Cortina · 06/11/2009 14:00

Are there are any UK schools that teach IB all the way through, from Primary Years Programme up?

From what I read a more holistic, creative approach to education could be a welcome change.

Is the National Curriculum too limiting, rigid and does it take account of the different learning styles people have?

OP posts:
wicked · 06/11/2009 17:23

In the IB diploma, you do three subjects at Higher level and three subjects at Standard level.

Read that as 3 subjects to A2 and the remaining 3 just to GCSE, as the standard level is not as hard as AS.

Now, in the British system, you tend to do something like 8 or 9 subjects to GCSE (merging the English language and literature into one for the sake of comparison), four at AS and three at A2, as well as the enrichment activities specified by IB (for TOK, substitute critical thinking).

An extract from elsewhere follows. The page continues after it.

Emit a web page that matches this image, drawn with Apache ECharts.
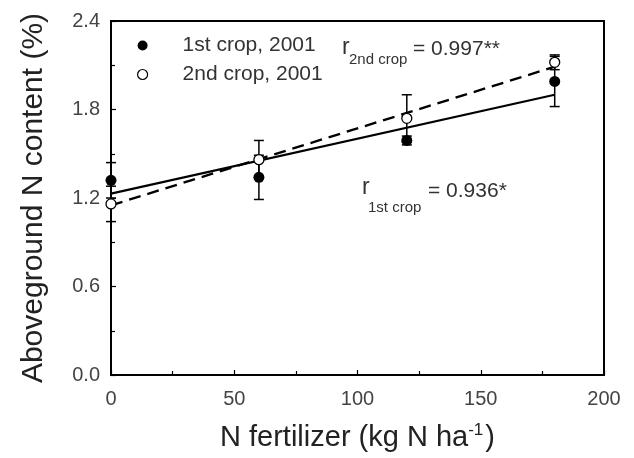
<!DOCTYPE html>
<html>
<head>
<meta charset="utf-8">
<script src="https://cdn.jsdelivr.net/npm/echarts@6/dist/echarts.min.js"></script>
<style>html,body{margin:0;padding:0;background:#fff}#c{width:634px;height:458px}</style>
</head>
<body>
<div id="c"></div>
<script>
// ---- data ----
var fertN = [0, 60, 120, 180];
var crop1 = [1.32, 1.34, 1.59, 1.99];
var crop1Err = [0.12, 0.15, 0.03, 0.17];
var crop2 = [1.16, 1.46, 1.74, 2.12];
var crop2Err = [0.12, 0.13, 0.16, 0.05];
var trend1 = [[0, 1.23], [180, 1.90]];
var trend2 = [[0, 1.15], [180, 2.09]];
var xTicks = [0, 50, 100, 150, 200];
var yTicks = [0.0, 0.6, 1.2, 1.8, 2.4];
var seriesNames = ['1st crop, 2001', '2nd crop, 2001'];

var FONT = '"Liberation Sans", Arial, sans-serif';

function pts(ys) { return fertN.map(function (x, i) { return [x, ys[i]]; }); }
function errData(ys, es) { return fertN.map(function (x, i) { return [x, ys[i] - es[i], ys[i] + es[i]]; }); }

function errRender(params, api) {
  var x = api.value(0);
  var lo = api.coord([x, api.value(1)]);
  var hi = api.coord([x, api.value(2)]);
  var w = 5;
  var st = { stroke: '#000', lineWidth: 1.5 };
  return {
    type: 'group',
    children: [
      { type: 'line', shape: { x1: lo[0], y1: lo[1], x2: hi[0], y2: hi[1] }, style: st },
      { type: 'line', shape: { x1: lo[0] - w, y1: lo[1], x2: lo[0] + w, y2: lo[1] }, style: st },
      { type: 'line', shape: { x1: hi[0] - w, y1: hi[1], x2: hi[0] + w, y2: hi[1] }, style: st }
    ]
  };
}

var chart = echarts.init(document.getElementById('c'), null, { renderer: 'canvas' });
chart.setOption({
  animation: false,
  backgroundColor: '#fff',
  grid: { left: 111, right: 30, top: 21, bottom: 83, show: true, borderColor: '#000', borderWidth: 2, backgroundColor: 'transparent' },
  legend: {
    data: [
      { name: seriesNames[0], icon: 'circle', itemStyle: { color: '#000' } },
      { name: seriesNames[1], icon: 'circle', itemStyle: { color: '#fff', borderColor: '#000', borderWidth: 1.2 } }
    ],
    orient: 'vertical', left: 132, top: 30, itemWidth: 10, itemHeight: 10, itemGap: 8,
    textStyle: { fontFamily: FONT, fontSize: 21, color: '#333', padding: [0, 0, 0, 30] }
  },
  xAxis: {
    type: 'value', min: xTicks[0], max: xTicks[xTicks.length - 1], interval: 50,
    name: '{a|N fertilizer (kg N ha}{s|-1}{a|)}', nameLocation: 'middle', nameGap: 47,
    nameTextStyle: { rich: {
      a: { fontFamily: FONT, fontSize: 29, color: '#222' },
      s: { fontFamily: FONT, fontSize: 17, color: '#222', verticalAlign: 'top', padding: [0, 2, 14, 0] }
    } },
    axisLine: { show: true, lineStyle: { color: '#000', width: 2 } },
    axisTick: { show: true, inside: true, length: 5, lineStyle: { color: '#000', width: 1.2 } },
    minorTick: { show: true, splitNumber: 2, length: 4, lineStyle: { color: '#000', width: 1.2 } },
    axisLabel: { fontFamily: FONT, fontSize: 20, color: '#444', margin: 14 },
    splitLine: { show: false }
  },
  yAxis: {
    type: 'value', min: yTicks[0], max: yTicks[yTicks.length - 1], interval: 0.6,
    name: 'Aboveground N content (%)', nameLocation: 'middle', nameGap: 62,
    nameTextStyle: { fontFamily: FONT, fontSize: 30, color: '#222' },
    axisLine: { show: true, lineStyle: { color: '#000', width: 2 } },
    axisTick: { show: true, inside: true, length: 5, lineStyle: { color: '#000', width: 1.2 } },
    minorTick: { show: true, splitNumber: 2, length: 4, lineStyle: { color: '#000', width: 1.2 } },
    axisLabel: { fontFamily: FONT, fontSize: 20, color: '#444', margin: 11, formatter: function (v) { return v.toFixed(1); } },
    splitLine: { show: false }
  },
  series: [
    { type: 'line', data: trend1, symbol: 'none', lineStyle: { color: '#000', width: 2.2 }, z: 2, silent: true },
    { type: 'line', data: trend2, symbol: 'none', lineStyle: { color: '#000', width: 2.4, type: [12, 7] }, z: 2, silent: true },
    { type: 'custom', data: errData(crop1, crop1Err), renderItem: errRender, z: 3, silent: true },
    { type: 'custom', data: errData(crop2, crop2Err), renderItem: errRender, z: 3, silent: true },
    { name: seriesNames[0], type: 'scatter', data: pts(crop1), symbol: 'circle', symbolSize: 11, itemStyle: { color: '#000', opacity: 1 }, z: 5 },
    { name: seriesNames[1], type: 'scatter', data: pts(crop2), symbol: 'circle', symbolSize: 10, itemStyle: { color: '#fff', borderColor: '#000', borderWidth: 1.3, opacity: 1 }, z: 6 }
  ],
  graphic: [
    { type: 'text', x: 342, y: 48, style: { text: 'r', fontFamily: FONT, fontSize: 23, fill: '#333', verticalAlign: 'middle' } },
    { type: 'text', x: 349, y: 60, style: { text: '2nd crop', fontFamily: FONT, fontSize: 15, fill: '#333', verticalAlign: 'middle' } },
    { type: 'text', x: 413, y: 49, style: { text: '= 0.997**', fontFamily: FONT, fontSize: 21, fill: '#333', verticalAlign: 'middle' } },
    { type: 'text', x: 362, y: 188, style: { text: 'r', fontFamily: FONT, fontSize: 23, fill: '#333', verticalAlign: 'middle' } },
    { type: 'text', x: 368, y: 208, style: { text: '1st crop', fontFamily: FONT, fontSize: 15, fill: '#333', verticalAlign: 'middle' } },
    { type: 'text', x: 428, y: 191, style: { text: '= 0.936*', fontFamily: FONT, fontSize: 21, fill: '#333', verticalAlign: 'middle' } }
  ]
});
</script>
</body>
</html>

Depending on the school, there can be real subject restrictions. For example, at the IB school near me, you can't do Geography (even looking at the Americanised subject names, Geography doesn't exist). You can only do two Sciences, one compulsory and one instead of practical Art.

So, it can look, on the face of it, a broad program, but as with anythign, the devil is in the detail.

wicked · 06/11/2009 17:25

Math is taught very rigorously in IB. Do 100 problems in class and another 100 problems for homework.

I think that is better than the wishy washy GCSE, but I don't know enough about A-level to comment (embarrassing as DS is doing Further Maths so I should know).